Hakan Özbek
Twitter: @gormoti
Mary Shelley ünlü romanı Frankenstein’de bizlere kendi yalnızlığını da anlattı, tanrıya karşı sitemini de.
30 Ağustos 1797’de filozof bir anne ve babanın çocuğu olarak İngiltere’nin Londra kentinde dünyaya gelen Mary Shelley, annesini doğumundan 10 gün sonra kaybetti. Babasıyla ve onun çevresiyle birlikte büyüyen Shelley, 1816’da Percy Bysshe Shelley ile hayatını birleştirdi.
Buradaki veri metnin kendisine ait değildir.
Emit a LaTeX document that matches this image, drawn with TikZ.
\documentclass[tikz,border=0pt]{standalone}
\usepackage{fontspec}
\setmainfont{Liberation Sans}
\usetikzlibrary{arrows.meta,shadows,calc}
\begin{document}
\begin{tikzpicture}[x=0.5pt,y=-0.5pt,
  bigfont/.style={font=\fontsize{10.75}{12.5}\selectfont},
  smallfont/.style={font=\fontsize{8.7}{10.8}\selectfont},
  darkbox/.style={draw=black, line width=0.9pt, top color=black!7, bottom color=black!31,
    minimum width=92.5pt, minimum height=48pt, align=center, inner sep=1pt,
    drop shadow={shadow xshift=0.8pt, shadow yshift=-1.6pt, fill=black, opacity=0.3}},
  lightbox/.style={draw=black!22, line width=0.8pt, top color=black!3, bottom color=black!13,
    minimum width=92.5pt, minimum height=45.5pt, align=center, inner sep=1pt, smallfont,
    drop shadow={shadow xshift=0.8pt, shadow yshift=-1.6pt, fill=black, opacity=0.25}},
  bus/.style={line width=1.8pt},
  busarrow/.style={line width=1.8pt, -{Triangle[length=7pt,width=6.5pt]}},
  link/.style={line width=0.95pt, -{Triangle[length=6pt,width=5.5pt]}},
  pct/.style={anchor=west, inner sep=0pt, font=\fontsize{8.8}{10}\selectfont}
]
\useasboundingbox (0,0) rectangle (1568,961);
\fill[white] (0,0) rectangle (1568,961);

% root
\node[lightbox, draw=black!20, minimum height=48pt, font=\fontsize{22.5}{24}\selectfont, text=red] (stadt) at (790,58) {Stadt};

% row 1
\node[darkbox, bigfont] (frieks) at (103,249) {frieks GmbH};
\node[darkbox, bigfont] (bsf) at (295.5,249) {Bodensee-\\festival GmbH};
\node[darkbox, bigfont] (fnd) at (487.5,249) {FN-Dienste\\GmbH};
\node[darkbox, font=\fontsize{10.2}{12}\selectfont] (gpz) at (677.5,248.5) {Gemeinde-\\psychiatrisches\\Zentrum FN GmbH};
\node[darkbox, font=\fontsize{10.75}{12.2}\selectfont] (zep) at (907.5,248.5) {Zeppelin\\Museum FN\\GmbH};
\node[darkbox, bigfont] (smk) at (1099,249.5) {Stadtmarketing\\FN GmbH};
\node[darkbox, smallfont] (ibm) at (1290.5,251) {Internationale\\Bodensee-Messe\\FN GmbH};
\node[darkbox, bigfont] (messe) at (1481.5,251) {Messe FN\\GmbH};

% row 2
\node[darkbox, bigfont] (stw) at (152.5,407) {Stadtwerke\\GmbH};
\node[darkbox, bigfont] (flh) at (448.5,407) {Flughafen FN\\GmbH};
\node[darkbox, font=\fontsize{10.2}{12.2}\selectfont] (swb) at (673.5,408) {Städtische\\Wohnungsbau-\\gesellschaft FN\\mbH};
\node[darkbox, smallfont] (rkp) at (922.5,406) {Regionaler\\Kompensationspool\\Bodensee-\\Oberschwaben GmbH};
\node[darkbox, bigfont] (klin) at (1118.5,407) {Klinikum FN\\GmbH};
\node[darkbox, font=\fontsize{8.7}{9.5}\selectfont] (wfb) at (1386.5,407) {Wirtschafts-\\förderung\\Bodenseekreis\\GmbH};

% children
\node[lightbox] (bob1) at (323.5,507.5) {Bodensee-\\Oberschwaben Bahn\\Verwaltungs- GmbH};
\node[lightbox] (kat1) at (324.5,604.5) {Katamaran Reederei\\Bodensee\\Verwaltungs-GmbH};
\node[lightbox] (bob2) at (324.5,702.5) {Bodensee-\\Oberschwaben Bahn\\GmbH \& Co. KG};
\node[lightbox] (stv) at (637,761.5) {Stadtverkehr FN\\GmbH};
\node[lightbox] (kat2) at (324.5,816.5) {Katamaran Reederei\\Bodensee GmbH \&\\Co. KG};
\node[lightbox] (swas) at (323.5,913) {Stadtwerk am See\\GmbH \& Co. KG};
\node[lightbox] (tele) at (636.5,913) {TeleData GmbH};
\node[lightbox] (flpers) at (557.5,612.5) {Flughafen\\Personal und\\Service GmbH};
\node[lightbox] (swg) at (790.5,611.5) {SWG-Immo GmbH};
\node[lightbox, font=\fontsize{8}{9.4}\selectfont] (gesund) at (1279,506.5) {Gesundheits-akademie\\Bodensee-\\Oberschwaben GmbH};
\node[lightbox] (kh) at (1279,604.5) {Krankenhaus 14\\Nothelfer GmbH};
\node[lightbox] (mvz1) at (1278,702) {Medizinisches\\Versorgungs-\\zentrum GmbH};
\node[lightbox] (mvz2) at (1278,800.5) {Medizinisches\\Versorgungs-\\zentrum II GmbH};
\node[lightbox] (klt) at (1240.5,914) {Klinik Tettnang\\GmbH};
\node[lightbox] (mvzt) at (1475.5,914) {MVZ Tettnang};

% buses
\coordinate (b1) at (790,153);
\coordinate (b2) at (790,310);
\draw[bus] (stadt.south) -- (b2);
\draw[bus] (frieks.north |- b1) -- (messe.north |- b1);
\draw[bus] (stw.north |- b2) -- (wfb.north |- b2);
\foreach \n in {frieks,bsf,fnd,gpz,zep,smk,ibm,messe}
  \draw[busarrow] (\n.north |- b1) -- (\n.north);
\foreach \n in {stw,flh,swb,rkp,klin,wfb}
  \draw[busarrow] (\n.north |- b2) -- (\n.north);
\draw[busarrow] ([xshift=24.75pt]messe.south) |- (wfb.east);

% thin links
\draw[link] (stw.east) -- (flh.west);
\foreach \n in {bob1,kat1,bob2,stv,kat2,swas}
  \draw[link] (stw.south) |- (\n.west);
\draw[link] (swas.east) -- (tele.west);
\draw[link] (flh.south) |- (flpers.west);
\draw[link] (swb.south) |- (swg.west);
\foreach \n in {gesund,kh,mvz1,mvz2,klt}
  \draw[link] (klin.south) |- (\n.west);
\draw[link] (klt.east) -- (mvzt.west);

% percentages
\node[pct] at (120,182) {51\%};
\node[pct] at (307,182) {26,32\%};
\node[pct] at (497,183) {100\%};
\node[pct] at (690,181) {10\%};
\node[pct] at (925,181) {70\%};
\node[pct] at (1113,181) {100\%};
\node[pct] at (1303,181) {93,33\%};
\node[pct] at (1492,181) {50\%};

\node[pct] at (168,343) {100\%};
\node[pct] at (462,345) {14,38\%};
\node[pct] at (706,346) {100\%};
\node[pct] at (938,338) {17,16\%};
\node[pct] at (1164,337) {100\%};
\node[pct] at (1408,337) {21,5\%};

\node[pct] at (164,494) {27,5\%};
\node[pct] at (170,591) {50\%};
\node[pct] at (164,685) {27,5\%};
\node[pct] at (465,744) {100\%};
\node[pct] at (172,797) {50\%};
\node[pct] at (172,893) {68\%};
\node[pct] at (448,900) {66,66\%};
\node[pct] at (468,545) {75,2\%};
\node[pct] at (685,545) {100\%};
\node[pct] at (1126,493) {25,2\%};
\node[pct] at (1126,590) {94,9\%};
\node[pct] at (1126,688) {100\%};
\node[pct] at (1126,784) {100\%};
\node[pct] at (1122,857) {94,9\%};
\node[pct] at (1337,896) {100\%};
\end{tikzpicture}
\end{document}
Aşkı uğruna babasını karşısına alan Mary Shelley bu kez eşinin anş ölümüyle sarsıldı. 1822 yılında eşini bir tekne kazasında kaybeden Mary ile Tanrı arasında sanki bir inatlaşma vardı.
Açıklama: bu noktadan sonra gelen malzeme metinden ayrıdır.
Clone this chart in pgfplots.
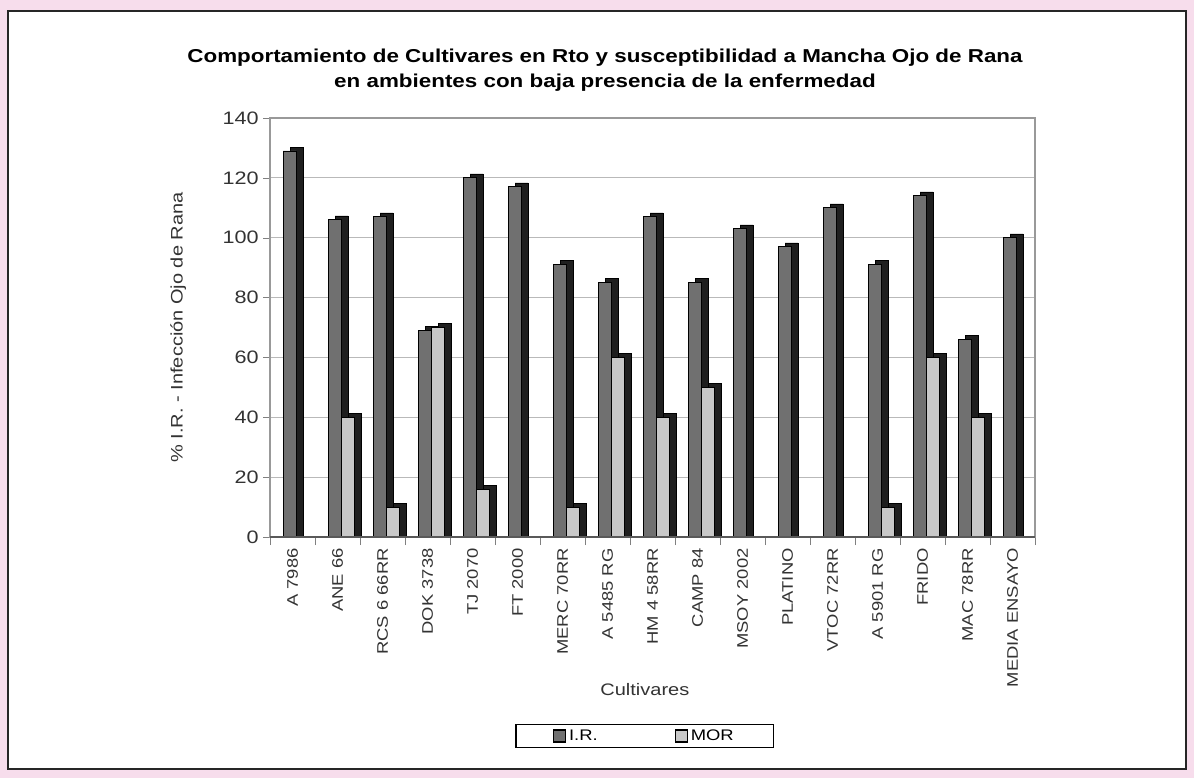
\documentclass[border=0pt]{standalone}
\usepackage{fontspec}
\setmainfont{Liberation Sans}
\newfontfamily\widefont[FakeStretch=1.2]{Liberation Sans}
\usepackage{pgfplots}
\pgfplotsset{compat=1.18}
\usepackage{pgfplotstable}
\definecolor{pinkbg}{RGB}{247,221,236}
\definecolor{lrgray}{RGB}{112,112,112}
\definecolor{morgray}{RGB}{200,200,200}
\pgfplotstableread{
x LR MOR
0 129 0
1 106 40
2 107 10
3 69 70
4 120 16
5 117 0
6 91 10
7 85 60
8 107 40
9 85 50
10 103 0
11 97 0
12 110 0
13 91 10
14 114 60
15 66 40
16 100 0
}\data
\begin{document}
\begin{tikzpicture}[x=0.75pt,y=0.75pt]
\fill[pinkbg] (0,0) rectangle (1194,778);
\filldraw[fill=white, draw=black!85, line width=1.1pt] (8,9) rectangle (1186,767);
\node[font=\widefont\bfseries\fontsize{14}{19}\selectfont, align=center] at (605,708) {Comportamiento de Cultivares en Rto y susceptibilidad a Mancha Ojo de Rana\\en ambientes con baja presencia de la enfermedad};
\begin{axis}[
  at={(202.5pt,180.75pt)}, anchor=south west,
  width=573.75pt, height=314.25pt, scale only axis,
  xmin=-0.5, xmax=16.5, ymin=0, ymax=140,
  ytick={0,20,...,140},
  xtick={0,...,16},
  xticklabels={A 7986, ANE 66, RCS 6 66RR, DOK 3738, TJ 2070, FT 2000, MERC 70RR, A 5485 RG, HM 4 58RR, CAMP 84, MSOY 2002, PLATINO, VTOC 72RR, A 5901 RG, FRIDO, MAC 78RR, MEDIA ENSAYO},
  x tick label style={rotate=90, anchor=east, font=\widefont\fontsize{11.5}{13}\selectfont, text=black!80},
  y tick label style={font=\widefont\fontsize{13.5}{16}\selectfont, text=black!80},
  /pgf/number format/assume math mode=true,
  major x tick style={draw=none},
  minor xtick={-0.5,0.5,...,16.5},
  minor x tick style={draw=gray},
  tick pos=left, tick align=outside,
  major tick length=5pt, minor tick length=6pt,
  ymajorgrids, grid style={gray!55, line width=0.6pt},
  axis line style={draw=gray!80, line width=0.8pt},
  every axis x label/.style={at={(axis description cs:0.49,-0.365)}, anchor=center},
  every axis y label/.style={at={(axis description cs:-0.12,0.5)}, rotate=90, anchor=center},
  xlabel={Cultivares}, ylabel={\% I.R. - Infección Ojo de Rana},
  label style={font=\widefont\fontsize{12.5}{15}\selectfont, text=black!80},
  legend style={at={(0.49,-0.475)}, anchor=center, legend columns=2, draw=black, line width=1pt,
    font=\widefont\fontsize{11.5}{14}\selectfont, inner xsep=28pt, inner ysep=2pt,
    /tikz/every even column/.append style={column sep=56pt}},
]
\addplot[ybar, bar width=0.29, bar shift=0.09, fill=black!88, draw=black, forget plot, restrict y to domain=2:200] table[x=x, y expr=\thisrow{LR}+1.3]{\data};
\addplot[ybar, bar width=0.29, bar shift=-0.065, fill=lrgray, draw=black, line width=0.6pt,
  legend image code/.code={\draw[fill=lrgray, draw=black, line width=0.8pt] (0pt,-4.5pt) rectangle (9pt,4.5pt);}] table[x=x, y=LR]{\data};
\addplot[ybar, bar width=0.29, bar shift=0.38, fill=black!88, draw=black, forget plot, restrict y to domain=2:200] table[x=x, y expr=\thisrow{MOR}+1.3]{\data};
\addplot[ybar, bar width=0.29, bar shift=0.225, fill=morgray, draw=black, line width=0.6pt,
  legend image code/.code={\draw[fill=morgray, draw=black, line width=0.8pt] (0pt,-4.5pt) rectangle (9pt,4.5pt);}] table[x=x, y=MOR]{\data};
\legend{I.R., MOR}
\draw[black!65, line width=1.8pt] (axis cs:-0.5,0) -- (axis cs:16.5,0);
\end{axis}
\end{tikzpicture}
\end{document}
Mary Shelley’e bugün sahip olduğu ünü getiren roman Frankenstein oldu. Çoğu kez bir korku romanı olarak ele alınan bu roman aslında bir yalnızlığı işlemektedir. Toplum tarafından dışlanan ve var olma savaşı veren bir ucubenin acıklı öyküsüdür.
Doktor Victor Frankenstein’ın ceset parçalarından yarattığı ancak ilk olarak kendisinin dışladığı ‘canavar’ buna rağmen mücadele eder, insanlarla yakınlaşmaya çalışır. Ancak her adımında biraz daha yalnızlığa gömülür. Tıpkı Shelley’in her adımında giderek daha fazla yalnızlaşması gibi…
Bu kült roman kaleme alınmasının ardından sadece edebiyat severleri değil, defalarca sinemaya taşınmasıyla da pek çok insanı etkilemeyi başardı.
Romantizm akımının önemli temsilcilerinden Shelley, yalnızlığını ölümsüz Frankenstein’a bırakarak 1 Şubat 1851’de yaşamını yitirdi.